The 10 Best Water Coolers
Flaunt What You've Got
This ought to make you about as thirsty as it will make you sad: according to the UN, about 85% of the world's population lives in the driest half of the planet, and about 783 million people in the world don't have access to clean water. That is more than two United States combined.
Water is as vital a resource as there is, and the simple act of drinking more water can reduce incidences of diabetes, obesity, and other medical ailments. This is especially important in children and at the work place.
That's why these water coolers are such smart investments. They take the apparent convenience and refreshment of a cold soda and give it to you in a clean, crisp cup of water. There's no chlorine taste, no calcium deposits, and no waiting around for water to heat up if you want to make some tea. This makes for happier, more productive children and employees. Hopefully not child employees.
All of these coolers work on the same basic principals, as well. You have water shipped to you, or you refill your five and six gallon jugs where available. When I was growing up my town had a natural well that was free for residents to access, and we filled up there once a week.
Some of these coolers have you place the large jug upside down on top of the unit, allowing gravity to pull the water into two separate wells, one that cools the water and the other that heats it with a combination of electric power and temperature sharing. Essentially, the warmth that's drawn out of the room temperature water in the cooling process is incorporated into the maintenance of the hot water in its neighboring well.

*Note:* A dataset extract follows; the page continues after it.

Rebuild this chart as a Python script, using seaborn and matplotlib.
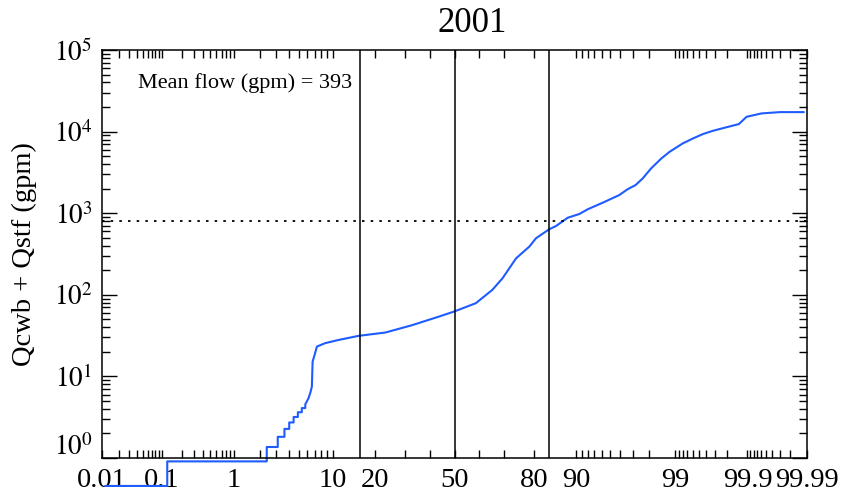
import math
import numpy as np
import pandas as pd
import seaborn as sns
import matplotlib
matplotlib.use("Agg")
import matplotlib.pyplot as plt
from matplotlib.ticker import FixedLocator, FixedFormatter, LogLocator, NullFormatter
from matplotlib.transforms import ScaledTranslation

# Flow duration curve for 2001: cumulative probability (%) vs flow (gpm)
prob_pct = [0.0114, 0.122, 0.122, 2.38, 2.38, 3.11, 3.11, 3.64, 3.64, 4.06, 4.06,
            4.48, 4.48, 4.92, 4.92, 5.36, 5.36, 5.77, 5.77, 6.18, 6.45, 6.62,
            6.72, 7.0, 7.33, 8.65, 11.1, 15.6, 23.3, 32.8, 43.5,
            49.8, 58.9, 65.5, 69.4, 74.2, 78.5, 80.5, 84.1, 85.8, 88.4, 90.6,
            92.0, 94.1, 95.9, 96.6, 97.2, 97.65, 98.1, 98.55, 98.84, 99.20,
            99.41, 99.56, 99.68, 99.78, 99.865, 99.897, 99.940, 99.970, 99.9886]
flow_gpm = [0.4545, 0.4545, 0.909, 0.909, 1.364, 1.364, 1.818, 1.818, 2.273, 2.273, 2.727,
            2.727, 3.182, 3.182, 3.636, 3.636, 4.091, 4.091, 4.55, 5.42, 6.5, 7.52,
            15.2, 18.4, 23.2, 25.6, 28.0, 31.4, 34.5, 42.5, 54.1,
            62.3, 78.9, 114.8, 159.7, 280, 389, 493, 635, 697, 881, 977,
            1116, 1344, 1670, 1962, 2215, 2673, 3546, 4700, 5660, 7176,
            8260, 9316, 10230, 11140, 12360, 15180, 16700, 17330, 17330]

mean_flow = 393
threshold_gpm = 810
sigma_pct = [15.87, 50.0, 84.13]

major_pct = [0.01, 0.1, 1, 10, 20, 50, 80, 90, 99, 99.9, 99.99]
major_lbl = ["0.01", "0.1", "1", "10", "20", "50", "80", "90", "99", "99.9", "99.99"]
minor_pct = ([0.02, 0.03, 0.04, 0.05, 0.06, 0.07, 0.08, 0.09]
             + [0.2, 0.3, 0.4, 0.5, 0.6, 0.7, 0.8, 0.9]
             + [2, 3, 4, 5, 6, 7, 8, 9]
             + [30, 40, 60, 70]
             + [91, 92, 93, 94, 95, 96, 97, 98]
             + [99.1, 99.2, 99.3, 99.4, 99.5, 99.6, 99.7, 99.8]
             + [99.91, 99.92, 99.93, 99.94, 99.95, 99.96, 99.97, 99.98])
y_major = [1, 10, 100, 1000, 10000, 100000]
y_lbl = [r"$10^{0}$", r"$10^{1}$", r"$10^{2}$", r"$10^{3}$", r"$10^{4}$", r"$10^{5}$"]


# Normal-probability axis: percent <-> standard normal quantile
_A = [-3.969683028665376e+01, 2.209460984245205e+02, -2.759285104469687e+02,
      1.383577518672690e+02, -3.066479806614716e+01, 2.506628277459239e+00]
_B = [-5.447609879822406e+01, 1.615858368580409e+02, -1.556989798598866e+02,
      6.680131188771972e+01, -1.328068155288572e+01]
_C = [-7.784894002430293e-03, -3.223964580411365e-01, -2.400758277161838e+00,
      -2.549732539343734e+00, 4.374664141464968e+00, 2.938163982698783e+00]
_D = [7.784695709041462e-03, 3.224671290700398e-01, 2.445134137142996e+00,
      3.754408661907416e+00]


def _ppf(pct):
    p = np.clip(np.asarray(pct, dtype=float) / 100.0, 1e-12, 1 - 1e-12)
    out = np.empty_like(p)
    lo = p < 0.02425
    hi = p > 1 - 0.02425
    mid = ~(lo | hi)
    q = np.sqrt(-2 * np.log(p[lo]))
    out[lo] = ((((( _C[0]*q + _C[1])*q + _C[2])*q + _C[3])*q + _C[4])*q + _C[5]) / \
              ((((_D[0]*q + _D[1])*q + _D[2])*q + _D[3])*q + 1)
    q = np.sqrt(-2 * np.log(1 - p[hi]))
    out[hi] = -((((( _C[0]*q + _C[1])*q + _C[2])*q + _C[3])*q + _C[4])*q + _C[5]) / \
              ((((_D[0]*q + _D[1])*q + _D[2])*q + _D[3])*q + 1)
    q = p[mid] - 0.5
    r = q * q
    out[mid] = (((((_A[0]*r + _A[1])*r + _A[2])*r + _A[3])*r + _A[4])*r + _A[5]) * q / \
               (((((_B[0]*r + _B[1])*r + _B[2])*r + _B[3])*r + _B[4])*r + 1)
    return out


_erf = np.vectorize(math.erf, otypes=[float])


def _cdf(z):
    return 50.0 * (1.0 + _erf(np.asarray(z, dtype=float) / math.sqrt(2.0)))


sns.set_theme(style="ticks")
plt.rcParams["font.family"] = ["Liberation Serif", "DejaVu Serif"]
plt.rcParams["mathtext.fontset"] = "stix"
plt.rcParams["text.color"] = "black"
plt.rcParams["axes.labelcolor"] = "black"

fig = plt.figure(figsize=(8.44, 5.04), dpi=100)
ax = fig.add_axes([102 / 844, 1 - 458 / 504, 705 / 844, 408 / 504])

ax.set_xscale("function", functions=(_ppf, _cdf))
ax.set_yscale("log")
ax.set_xlim(0.01, 99.99)
ax.set_ylim(1, 1e5)

df = pd.DataFrame({"prob": prob_pct, "flow": flow_gpm})
sns.lineplot(data=df, x="prob", y="flow", ax=ax, estimator=None, sort=False,
             color="#1f5cff", linewidth=1.5)
for ln in ax.lines:
    ln.set_clip_on(False)

for p in sigma_pct:
    ax.axvline(p, color="black", linewidth=1.1)
ax.axhline(threshold_gpm, color="black", linewidth=1.3, linestyle=(0, (1.4, 3.4)))

ax.text((138 - 102) / 705, 0.92, f"Mean flow (gpm) = {mean_flow}",
        transform=ax.transAxes, fontsize=16, va="center", ha="left", color="black")

ax.xaxis.set_major_locator(FixedLocator(major_pct))
ax.xaxis.set_major_formatter(FixedFormatter(major_lbl))
ax.xaxis.set_minor_locator(FixedLocator(minor_pct))
ax.xaxis.set_minor_formatter(NullFormatter())
ax.yaxis.set_major_locator(FixedLocator(y_major))
ax.yaxis.set_major_formatter(FixedFormatter(y_lbl))
ax.yaxis.set_minor_locator(LogLocator(base=10, subs=np.arange(2, 10)))
ax.yaxis.set_minor_formatter(NullFormatter())

ax.tick_params(which="both", direction="in", top=True, right=True,
               color="black", width=1.0, labelcolor="black")
ax.tick_params(axis="x", which="both", length=6, pad=7, labelsize=20.5)
ax.tick_params(axis="y", which="major", length=11, pad=7, labelsize=19.5)
ax.tick_params(axis="y", which="minor", length=5.5)
for s in ax.spines.values():
    s.set_color("black")
    s.set_linewidth(1.1)
ax.set_facecolor("white")
ax.grid(False)

ax.set_xlabel("")
ax.set_ylabel("Qcwb + Qstf (gpm)", fontsize=20.5, color="black")
ax.yaxis.set_label_coords(-0.092, 0.5)

fig.text(472 / 844, 1 - 23 / 504, "2001", fontsize=25, ha="center", va="center",
         color="black")

fig.canvas.draw()
first = ax.yaxis.get_major_ticks()[0].label1
first.set_transform(first.get_transform() + ScaledTranslation(0, 10 / 72, fig.dpi_scale_trans))

fig.savefig("out.png", dpi=100, facecolor="white")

Other models are bottom-loaded, which eliminates the dangerous and sometimes messy act of balancing a hefty water jug atop a three and a half foot cooler. These units have simple hoses that draw the water up from the jug and into the wells described above.
Simply pull the lever for hot or cold and voila! Fresh, clean water; the envy of the world.
Perfecting The Water Experience
The very simple, top-loading water cooler with a light blue and bright red tab for each of the two water temperatures is the standard image of these machines. Ask a child to draw a water cooler, and this is what you get. That may not be the case for long.
Bottom-loading coolers are getting more and more popular, as are more futuristic designs intended to fit in with modern appliances.
There are interesting competitive features for you to examine, like larger filling areas for coffee pots if you're putting the cooler in your office, filters to purify your water further, or automated cleaning functions. These are all well and good, but you have to ask yourself where you intend to put the cooler before you can grapple with the task of selection.
As noted, larger wells make for great office coolers, but take note of the service speed. After all, the water cooler is a common place for gossip to be shared and work to fall by the wayside. You should view any excuse for your employees to milk their time at the cooler as an unwelcome one.
In your home, you have to take the decor into account. If you're sporting the latest stainless steel everything in your kitchen, that bright white cooler with its frumpy blue jug is going to stick out like a sore thumb with a gambling problem in Vegas. You definitely want to look into a more aesthetically pleasing cooler, ideally one that can clean itself as much as possible, to reduce your work load in the home and to look good while doing it.
Gather Around The Watering Hole
The watering hole is a magical place. Animals of such disparate species gather there with greatly reduced levels of animosity toward one another, as though they have a deeper understanding as to the benefits and the necessity of the drink. Drop one human into the mix, though, and they scatter. We're repulsive like that, so we needed to create our own system.
While a glass jug with a block of ice in it has been used as a method for attaining cool water since humans began putting ice and water together, it wasn't until 1906 that a codified water cooler was created.
The inventors, Hasley Willard Taylor and Luther Haws, developed the unit to provide water that was sufficiently isolated to reduce the risk of spreading Typhoid fever, the very disease that claimed young Haws' father. Later, health concerns and basic demand for refreshment led the inventors to create a cooling system for their fountain that could kill additional microorganisms.
At a certain point in the history of the American workplace, the water cooler became a symbol for a brief pause in the day in which two workers could catch up with one another, refresh their minds as well as their bodies, and–in more recent days–trade perspectives on the latest medieval television drama.